We eventually solved our impending tea crisis by getting reception to put a coffee maker in the room. It seems they don’t have many kettles in Costa Rica so I’ve come up with the novel idea of making an electric kettle in the shape of an upright white bird and calling it a Kettle Egret. Should be a winner, at least among the birding fraternity.
After a restful night, troubled only by the incessant cry of the Common Paraque, a nocturnal bird which seemed to spend most of its time sitting on the path right outside our room, we were up at some unearthly hour getting ready for our walk to breakfast. Yes, that’s right. We were paying a fortune for this trip but room service was definitely not on the cards. Instead we walked through the rainforest for an hour and a quarter spotting birds including a Laughing Falcon doing a fine Lone Ranger impression.

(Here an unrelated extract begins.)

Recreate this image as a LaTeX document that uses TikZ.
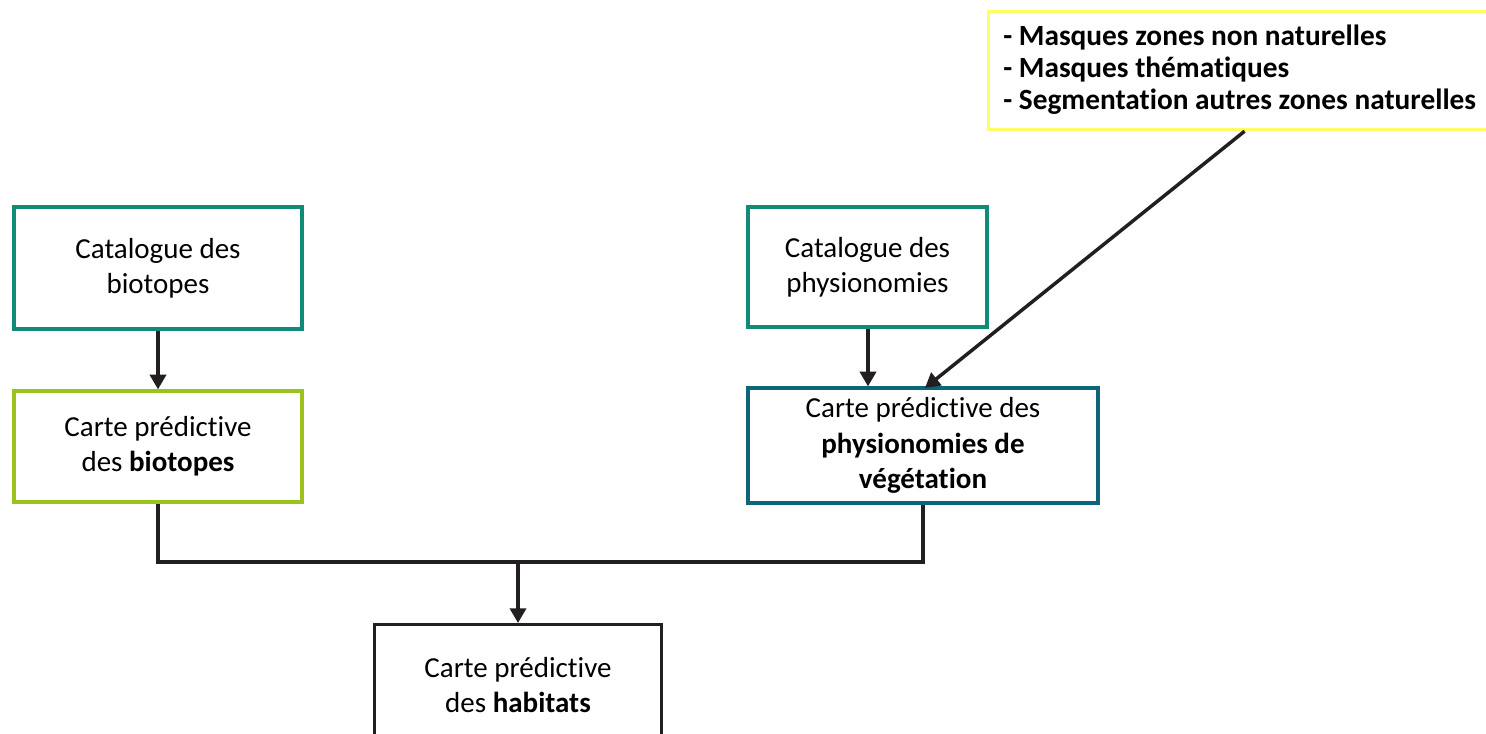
\documentclass[tikz,border=0pt]{standalone}
\usepackage{fontspec}
\setmainfont[RawFeature={-liga}]{Carlito}
\usetikzlibrary{arrows.meta,positioning}
\definecolor{tealc}{HTML}{128A78}
\definecolor{limec}{HTML}{9BC31E}
\definecolor{darkteal}{HTML}{0E6479}
\definecolor{yellowc}{HTML}{FFFF66}
\definecolor{linec}{HTML}{231F20}
\tikzset{
  boxstyle/.style={draw, line width=2.4pt, rectangle, inner sep=0pt, align=center,
    font=\fontsize{21.75pt}{26.5pt}\selectfont, text=black},
  conn/.style={draw=linec, line width=2.6pt},
  arr/.style={conn, -{Triangle[length=11pt,width=12pt]}},
}
\begin{document}
\begin{tikzpicture}[x=0.75pt,y=-0.75pt]
\useasboundingbox (0,0) rectangle (1486,734);
% yellow box
\node[boxstyle, draw=yellowc, minimum width=512*0.75pt, minimum height=118*0.75pt, anchor=north west] (mask) at (987,10) {};
\node[anchor=west, align=left, inner sep=0pt, font=\fontsize{22pt}{24pt}\selectfont\bfseries] (masktxt) at (1003,70)
  {- Masques zones non naturelles\\- Masques thématiques\\- Segmentation autres zones naturelles};
% left column
\node[boxstyle, draw=tealc, minimum width=288*0.75pt, minimum height=122*0.75pt] (catb) at (158,268)
  {Catalogue des\\biotopes};
\node[boxstyle, draw=limec, minimum width=288*0.75pt, minimum height=111*0.75pt] (cartb) at (158,446.5)
  {Carte prédictive\\des \textbf{biotopes}};
% right column
\node[boxstyle, draw=tealc, minimum width=239*0.75pt, minimum height=120*0.75pt] (catp) at (867.5,267)
  {Catalogue des\\physionomies};
\node[boxstyle, draw=darkteal, minimum width=350*0.75pt, minimum height=115*0.75pt] (cartp) at (923,445.5)
  {Carte prédictive des\\\textbf{physionomies de}\\\textbf{végétation}};
% habitats
\node[boxstyle, draw=linec, minimum width=287*0.75pt, minimum height=126*0.75pt, anchor=north] (hab) at (518,623) {};
\node[align=center, inner sep=0pt, font=\fontsize{21.75pt}{26.5pt}\selectfont] (habtxt) at (518,685)
  {Carte prédictive\\des \textbf{habitats}};
% connectors
\draw[arr] (catb.south) -- (cartb.north);
\draw[arr] (catp.south -| 868,0) -- (cartp.north -| 868,0);
\draw[arr] (mask.south) -- (925,388);
\coordinate (junc) at (518,562);
\draw[conn] (cartb.south) |- (junc) -| (cartp.south);
\draw[arr] (junc) -- (hab.north);
\end{tikzpicture}
\end{document}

Like all meals at La Salva, breakfast is taken in a communal dining area and it’s an eclectic mix of scientists, students, people like us with binos round their necks and blokes (it’s invariably blokes) weighed down with cameras and extremely long lenses. But it has a great, bustling atmosphere and although meals are not exactly relaxed affairs it’s still nice to be able to talk to other travellers such as a French Canadian couple who told us about any number of bird events in Canada we just shouldn’t miss, such as the migration of Snow Geese. As is often the case with Canadians we received an invite to stay with them if we make it to Canada.

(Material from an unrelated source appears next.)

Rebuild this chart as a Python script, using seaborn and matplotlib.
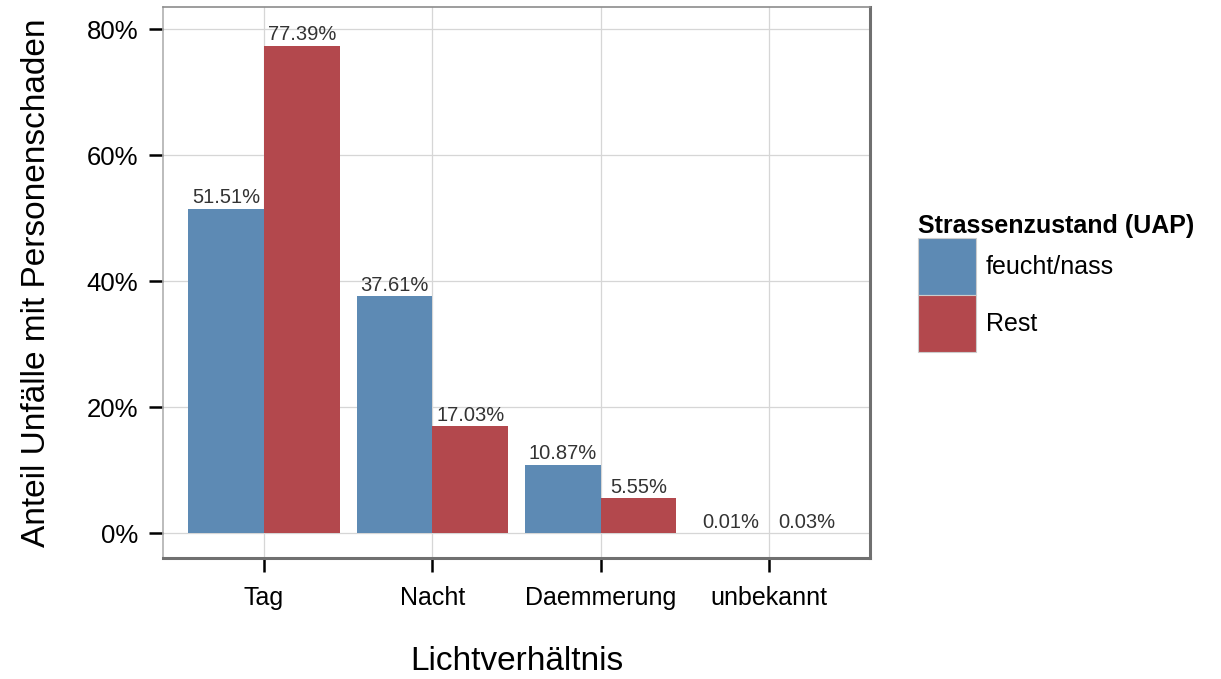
import seaborn as sns
import matplotlib.pyplot as plt
import pandas as pd

categories = ["Tag", "Nacht", "Daemmerung", "unbekannt"]
groups = ["feucht/nass", "Rest"]
feucht_nass = [51.51, 37.61, 10.87, 0.01]
rest = [77.39, 17.03, 5.55, 0.03]
y_ticks = [0, 20, 40, 60, 80]

df = pd.DataFrame({
    "Lichtverhaeltnis": categories * 2,
    "Strassenzustand": [groups[0]] * 4 + [groups[1]] * 4,
    "Anteil": feucht_nass + rest,
})

sns.set_style("whitegrid")
plt.rcParams["font.family"] = ["Liberation Sans", "DejaVu Sans"]
plt.rcParams["text.color"] = "black"
plt.rcParams["axes.labelcolor"] = "black"

DPI = 100
fig = plt.figure(figsize=(1221 / DPI, 679 / DPI), dpi=DPI)
ax = fig.add_axes([163 / 1221, 1 - 558 / 679, (870 - 163) / 1221, (558 - 7) / 679])

sns.barplot(
    data=df, x="Lichtverhaeltnis", y="Anteil", hue="Strassenzustand",
    order=categories, hue_order=groups,
    palette=["#5D8AB4", "#B3484D"], saturation=1,
    width=0.9, gap=0, errorbar=None, ax=ax, zorder=2, linewidth=0,
)

for cont in ax.containers:
    vals = cont.datavalues
    ax.bar_label(cont, labels=[f"{v:.2f}%" for v in vals], padding=1,
                 fontsize=14.5, color="#333333")

ax.set_xlim(-0.6, 3.6)
ax.set_ylim(-3.9, 83.5)
ax.set_yticks(y_ticks)
ax.set_yticklabels([f"{t}%" for t in y_ticks])

ax.grid(True, color="#d6d6d6", linewidth=0.9, zorder=0)
ax.set_axisbelow(True)
for side, sp in ax.spines.items():
    sp.set_visible(True)
    sp.set_color("#8c8c8c")
    sp.set_linewidth(1.2)
ax.spines["left"].set_color("#b0b0b0")
ax.spines["bottom"].set_color("#707070")
ax.spines["right"].set_color("#707070")
ax.spines["bottom"].set_linewidth(2.2)
ax.spines["right"].set_linewidth(2.2)

ax.tick_params(axis="both", which="major", direction="out", length=10, width=1.8,
               color="black", labelsize=18, labelcolor="black",
               bottom=True, left=True)
ax.tick_params(axis="y", pad=8, labelsize=18.5)
ax.tick_params(axis="x", pad=10)

ax.set_xlabel("Lichtverhältnis", fontsize=24, labelpad=26, color="black")
ax.set_ylabel("Anteil Unfälle mit Personenschaden", fontsize=24, labelpad=25, color="black")

leg = ax.legend(
    title="Strassenzustand (UAP)", loc="upper left",
    bbox_to_anchor=(1.054, 0.642), frameon=False,
    fontsize=18, handlelength=2.3, handleheight=3.13,
    labelspacing=0.0, handletextpad=0.4, borderaxespad=0,
)
leg.get_title().set_fontweight("bold")
leg.get_title().set_fontsize(18)
leg.get_title().set_color("black")
for t in leg.get_texts():
    t.set_color("black")
leg._legend_box.align = "left"
for h in leg.legend_handles:
    h.set_edgecolor("#cccccc")
    h.set_linewidth(0.8)

plt.savefig("out.png", dpi=DPI, bbox_inches=None, pad_inches=0)
plt.close()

But back in Costa Rica we were having trouble keeping up with the number of species we were seeing in La Selva. It reportedly boasts a bird list of more than 450 species so there was a lot to choose from. But it isn’t only birds that use these forests. Johan told us that a few weeks previously he had been phoned by a friend who said “Get yourself down here to La Selva if you can, Johan. There’s a Jaguar which I’m looking at right now.” Johan hoisted his camera and lens into the car, drove for three hours and sprinted to where his friend was but there was no big cat to be seen. “It left 10 minutes ago.” was the news which greeted him. Johan waited around for another 3 hours just in case but had to call it a day in the end.
Johan pointed to a very interesting feature of the Owl-eye Butterfly which you can see in the photo above. The eye on the lower wing is very prominent and aimed at deterring predators. But the top right of the upper wing also looks like a snake’s head so this butterfly is fighting predators on two fronts. It’s certainly beautiful to see flitting through the forest.
Our final pre-breakfast walk had a bit of an end of term feel about it and we just wandered around the grounds spotting a Great Crested Currasow among other things. But one bird we had failed to find was the Snowy Cotinga, a very white bird. Johan knew where we should find it, in some tall trees which could be seen from the suspension bridge crossing the river. But, on this occasion, Johan and Jane must have had their minds set on breakfast because they simply walked over the bridge and off to the dining room. I was lagging behind a little and couldn’t help but have just one last scan. And, sure enough, the Cotinga chose that moment to fly off to the other side of the river – an unmistakably white bird which could only be one thing. So, of course, I was feeling slightly smug at breakfast whilst Johan was cursing himself for not scanning the trees.
But, you know, it doesn’t matter. We saw 228 species of birds in 6 days – almost 25% of the birds which occur in Costa Rica and that is pretty good going by anyones books. We also saw a lot of other wildlife and plantlife and some amazingly beautiful places. But most of all we had the immense pleasure of being in Johan’s company for all that time. It’s a bit of a risk when you hire a guide you don’t know because they are not all as brilliant or as wonderfully warm, funny, humane and enjoyable companions as Johan. We certainly got the right man for us and feel we have made a real friend.